SEZs affect the business climate in which companies operate. When analyzing a company, analysts should not only study indicators like the level of economic freedom in the country as a whole but also note whether the company operates in an SEZ, where the business environment may be very different from that of the rest of the country or region. Additionally, countries that initiate promising SEZs have the potential for faster future growth.

Thus far, SEZs have relied primarily on fiscal incentives, but in the future their development may be driven more by regulatory incentives. Instead of simply lowering production costs, reduced or improved regulations may provide new opportunities for innovation and high-tech development.

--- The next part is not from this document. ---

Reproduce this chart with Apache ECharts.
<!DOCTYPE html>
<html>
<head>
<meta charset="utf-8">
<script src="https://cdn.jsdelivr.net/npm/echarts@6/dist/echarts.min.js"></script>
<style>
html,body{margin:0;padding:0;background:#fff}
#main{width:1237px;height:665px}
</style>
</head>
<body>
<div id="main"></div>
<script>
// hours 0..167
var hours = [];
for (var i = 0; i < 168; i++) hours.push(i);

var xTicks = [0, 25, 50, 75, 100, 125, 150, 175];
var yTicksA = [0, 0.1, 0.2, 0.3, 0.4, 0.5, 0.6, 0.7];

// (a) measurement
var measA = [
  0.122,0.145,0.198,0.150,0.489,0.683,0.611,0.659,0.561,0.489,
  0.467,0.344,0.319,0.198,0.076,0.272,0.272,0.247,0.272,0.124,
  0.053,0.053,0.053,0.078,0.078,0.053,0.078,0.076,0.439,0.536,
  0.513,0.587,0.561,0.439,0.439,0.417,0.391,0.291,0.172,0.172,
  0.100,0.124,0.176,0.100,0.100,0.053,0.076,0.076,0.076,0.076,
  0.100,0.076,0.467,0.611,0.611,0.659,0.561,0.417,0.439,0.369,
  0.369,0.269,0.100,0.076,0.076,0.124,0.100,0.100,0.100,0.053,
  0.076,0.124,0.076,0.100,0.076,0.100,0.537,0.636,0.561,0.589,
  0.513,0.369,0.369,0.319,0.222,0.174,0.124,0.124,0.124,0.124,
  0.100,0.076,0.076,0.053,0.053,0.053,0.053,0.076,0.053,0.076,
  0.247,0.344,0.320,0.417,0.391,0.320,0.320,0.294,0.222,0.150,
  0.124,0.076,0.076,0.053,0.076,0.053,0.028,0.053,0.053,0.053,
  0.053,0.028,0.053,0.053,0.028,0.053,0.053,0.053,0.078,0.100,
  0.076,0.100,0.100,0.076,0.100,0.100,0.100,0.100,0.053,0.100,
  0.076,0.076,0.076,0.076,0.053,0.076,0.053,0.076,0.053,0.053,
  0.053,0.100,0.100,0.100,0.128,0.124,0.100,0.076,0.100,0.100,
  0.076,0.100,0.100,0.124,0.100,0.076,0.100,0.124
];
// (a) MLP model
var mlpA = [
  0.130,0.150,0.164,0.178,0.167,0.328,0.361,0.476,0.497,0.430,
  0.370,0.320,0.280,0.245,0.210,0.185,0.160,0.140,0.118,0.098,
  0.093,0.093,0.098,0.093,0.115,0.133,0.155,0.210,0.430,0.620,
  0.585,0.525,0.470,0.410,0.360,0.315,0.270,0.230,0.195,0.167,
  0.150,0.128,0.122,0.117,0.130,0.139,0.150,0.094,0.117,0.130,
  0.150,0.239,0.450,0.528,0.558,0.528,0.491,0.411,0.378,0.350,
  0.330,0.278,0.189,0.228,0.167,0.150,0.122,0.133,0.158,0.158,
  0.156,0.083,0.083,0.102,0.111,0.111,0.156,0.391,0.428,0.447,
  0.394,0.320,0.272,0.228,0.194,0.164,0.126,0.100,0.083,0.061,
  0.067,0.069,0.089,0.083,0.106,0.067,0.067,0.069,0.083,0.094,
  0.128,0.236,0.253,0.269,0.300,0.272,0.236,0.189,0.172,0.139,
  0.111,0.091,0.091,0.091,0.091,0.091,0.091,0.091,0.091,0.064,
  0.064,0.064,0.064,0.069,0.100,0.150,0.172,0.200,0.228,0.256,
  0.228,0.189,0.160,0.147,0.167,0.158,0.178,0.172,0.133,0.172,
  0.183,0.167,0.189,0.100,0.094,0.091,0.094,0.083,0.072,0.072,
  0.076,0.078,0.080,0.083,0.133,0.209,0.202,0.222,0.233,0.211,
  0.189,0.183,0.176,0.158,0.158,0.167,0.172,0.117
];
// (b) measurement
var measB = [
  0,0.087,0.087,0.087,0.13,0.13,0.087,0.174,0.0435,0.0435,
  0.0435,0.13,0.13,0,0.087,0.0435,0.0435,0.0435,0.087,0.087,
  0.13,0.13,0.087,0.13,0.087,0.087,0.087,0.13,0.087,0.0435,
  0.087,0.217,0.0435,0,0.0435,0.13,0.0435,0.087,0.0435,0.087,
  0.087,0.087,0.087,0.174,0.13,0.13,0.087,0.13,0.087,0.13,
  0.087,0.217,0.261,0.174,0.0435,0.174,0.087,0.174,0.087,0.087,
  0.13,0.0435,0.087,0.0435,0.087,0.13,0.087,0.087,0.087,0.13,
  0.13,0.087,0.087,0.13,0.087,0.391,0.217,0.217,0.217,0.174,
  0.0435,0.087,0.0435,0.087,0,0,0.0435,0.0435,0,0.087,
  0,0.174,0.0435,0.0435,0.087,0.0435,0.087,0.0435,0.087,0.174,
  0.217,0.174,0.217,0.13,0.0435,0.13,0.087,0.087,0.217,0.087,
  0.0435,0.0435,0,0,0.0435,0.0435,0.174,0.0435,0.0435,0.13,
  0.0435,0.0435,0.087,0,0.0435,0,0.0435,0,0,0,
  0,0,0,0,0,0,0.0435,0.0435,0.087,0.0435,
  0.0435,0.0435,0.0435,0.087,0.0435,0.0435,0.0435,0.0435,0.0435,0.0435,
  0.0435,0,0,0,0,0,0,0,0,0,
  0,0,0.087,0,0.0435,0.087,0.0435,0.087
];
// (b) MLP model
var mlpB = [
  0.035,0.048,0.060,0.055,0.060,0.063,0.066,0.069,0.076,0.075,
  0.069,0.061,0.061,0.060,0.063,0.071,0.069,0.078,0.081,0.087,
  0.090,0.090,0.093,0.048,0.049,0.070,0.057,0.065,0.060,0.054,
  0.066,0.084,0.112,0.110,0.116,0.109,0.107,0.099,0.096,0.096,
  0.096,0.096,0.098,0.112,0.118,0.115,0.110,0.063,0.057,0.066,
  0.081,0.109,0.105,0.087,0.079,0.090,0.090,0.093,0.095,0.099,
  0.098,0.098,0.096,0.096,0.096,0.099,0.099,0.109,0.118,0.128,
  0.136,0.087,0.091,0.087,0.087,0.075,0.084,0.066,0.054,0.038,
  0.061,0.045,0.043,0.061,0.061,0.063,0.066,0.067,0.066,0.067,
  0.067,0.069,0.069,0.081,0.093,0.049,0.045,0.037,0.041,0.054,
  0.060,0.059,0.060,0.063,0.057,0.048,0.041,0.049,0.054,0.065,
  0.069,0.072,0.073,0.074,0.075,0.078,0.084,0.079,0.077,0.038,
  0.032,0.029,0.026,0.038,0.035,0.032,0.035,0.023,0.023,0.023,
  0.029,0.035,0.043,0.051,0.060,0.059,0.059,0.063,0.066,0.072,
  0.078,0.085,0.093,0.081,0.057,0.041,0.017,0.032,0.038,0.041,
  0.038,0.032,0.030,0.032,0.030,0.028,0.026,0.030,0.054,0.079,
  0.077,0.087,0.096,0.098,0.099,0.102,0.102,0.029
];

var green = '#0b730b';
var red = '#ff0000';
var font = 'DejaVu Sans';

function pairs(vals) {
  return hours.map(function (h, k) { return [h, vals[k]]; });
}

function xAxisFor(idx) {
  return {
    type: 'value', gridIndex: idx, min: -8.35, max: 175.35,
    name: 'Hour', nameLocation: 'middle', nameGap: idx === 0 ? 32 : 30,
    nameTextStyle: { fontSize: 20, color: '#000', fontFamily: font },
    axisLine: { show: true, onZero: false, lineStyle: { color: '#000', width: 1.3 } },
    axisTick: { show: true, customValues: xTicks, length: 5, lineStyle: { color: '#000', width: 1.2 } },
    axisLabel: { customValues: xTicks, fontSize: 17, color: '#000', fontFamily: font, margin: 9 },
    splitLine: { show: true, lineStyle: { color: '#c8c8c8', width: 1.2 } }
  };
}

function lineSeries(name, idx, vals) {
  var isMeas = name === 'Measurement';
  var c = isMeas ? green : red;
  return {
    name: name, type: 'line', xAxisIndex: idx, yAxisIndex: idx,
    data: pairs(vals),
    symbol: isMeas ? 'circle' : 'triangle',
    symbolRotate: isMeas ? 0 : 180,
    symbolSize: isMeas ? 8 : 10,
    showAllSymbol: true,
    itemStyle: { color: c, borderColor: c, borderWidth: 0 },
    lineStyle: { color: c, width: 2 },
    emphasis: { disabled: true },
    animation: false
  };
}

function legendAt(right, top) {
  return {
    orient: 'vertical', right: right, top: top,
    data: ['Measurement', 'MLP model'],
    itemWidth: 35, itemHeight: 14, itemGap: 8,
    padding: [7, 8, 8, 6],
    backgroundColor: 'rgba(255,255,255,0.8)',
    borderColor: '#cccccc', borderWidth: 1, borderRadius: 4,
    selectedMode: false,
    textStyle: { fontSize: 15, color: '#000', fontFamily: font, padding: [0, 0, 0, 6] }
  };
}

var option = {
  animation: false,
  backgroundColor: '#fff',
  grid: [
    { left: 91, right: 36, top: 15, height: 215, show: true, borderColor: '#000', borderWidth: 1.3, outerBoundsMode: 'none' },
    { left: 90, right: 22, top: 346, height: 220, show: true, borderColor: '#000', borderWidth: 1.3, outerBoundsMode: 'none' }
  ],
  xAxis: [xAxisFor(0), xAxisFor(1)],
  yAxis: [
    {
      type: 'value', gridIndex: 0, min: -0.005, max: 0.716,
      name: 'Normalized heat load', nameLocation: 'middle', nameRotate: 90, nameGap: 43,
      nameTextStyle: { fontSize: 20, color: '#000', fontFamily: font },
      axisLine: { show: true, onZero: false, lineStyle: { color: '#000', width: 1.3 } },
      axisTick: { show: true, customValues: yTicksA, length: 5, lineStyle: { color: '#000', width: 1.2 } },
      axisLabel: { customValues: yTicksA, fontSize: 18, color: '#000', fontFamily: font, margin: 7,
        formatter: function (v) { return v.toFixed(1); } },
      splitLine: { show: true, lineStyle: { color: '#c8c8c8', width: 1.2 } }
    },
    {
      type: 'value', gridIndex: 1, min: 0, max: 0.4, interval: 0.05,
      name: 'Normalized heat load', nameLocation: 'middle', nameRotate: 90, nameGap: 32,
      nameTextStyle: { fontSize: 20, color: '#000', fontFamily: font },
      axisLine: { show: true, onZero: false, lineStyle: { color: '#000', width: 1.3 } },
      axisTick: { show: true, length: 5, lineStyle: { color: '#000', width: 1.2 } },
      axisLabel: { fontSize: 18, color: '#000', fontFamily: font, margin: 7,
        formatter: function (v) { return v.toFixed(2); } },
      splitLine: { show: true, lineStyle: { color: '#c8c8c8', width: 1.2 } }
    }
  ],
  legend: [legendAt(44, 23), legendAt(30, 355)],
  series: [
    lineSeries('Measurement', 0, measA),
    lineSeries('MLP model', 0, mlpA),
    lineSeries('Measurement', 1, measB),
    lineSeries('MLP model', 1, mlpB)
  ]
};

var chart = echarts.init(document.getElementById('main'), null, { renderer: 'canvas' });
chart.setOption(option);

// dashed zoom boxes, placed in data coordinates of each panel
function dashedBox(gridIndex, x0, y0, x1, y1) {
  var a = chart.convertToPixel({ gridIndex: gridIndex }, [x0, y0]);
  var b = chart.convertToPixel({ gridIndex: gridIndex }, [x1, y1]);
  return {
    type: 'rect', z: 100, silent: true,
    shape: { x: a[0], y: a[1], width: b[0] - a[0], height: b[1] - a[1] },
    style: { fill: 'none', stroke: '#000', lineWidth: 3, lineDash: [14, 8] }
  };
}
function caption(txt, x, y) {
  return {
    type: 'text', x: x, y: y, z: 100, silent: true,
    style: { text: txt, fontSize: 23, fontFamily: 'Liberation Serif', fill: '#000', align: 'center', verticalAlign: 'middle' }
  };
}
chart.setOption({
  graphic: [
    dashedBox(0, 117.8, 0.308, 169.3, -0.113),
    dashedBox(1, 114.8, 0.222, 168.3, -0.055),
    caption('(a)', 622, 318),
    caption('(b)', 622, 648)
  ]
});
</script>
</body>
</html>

Interestingly, populism, which is widely spread in the world today, may also drive the growth of SEZs. One feature of populism is nationalism, which leads to protectionism. And with increased protectionism, investors tend to demand more exemptions like those offered in SEZs.

That is actually how SEZs emerged in the United States. During the Great Depression, the Smoot-Hawley Tariff Act of 1930 discouraged shipping into and out of the country. In response, companies lobbied for zones that could function as if they were outside the customs borders, thereby allowing merchandise to be loaded and unloaded in certain areas without incurring tariffs.

SEZs offer opportunities for manufacturing, innovation, and real estate investments. Any investor studying a country, industry, or company may want to consider the impact of SEZs and the fiscal and regulatory benefits they have to offer.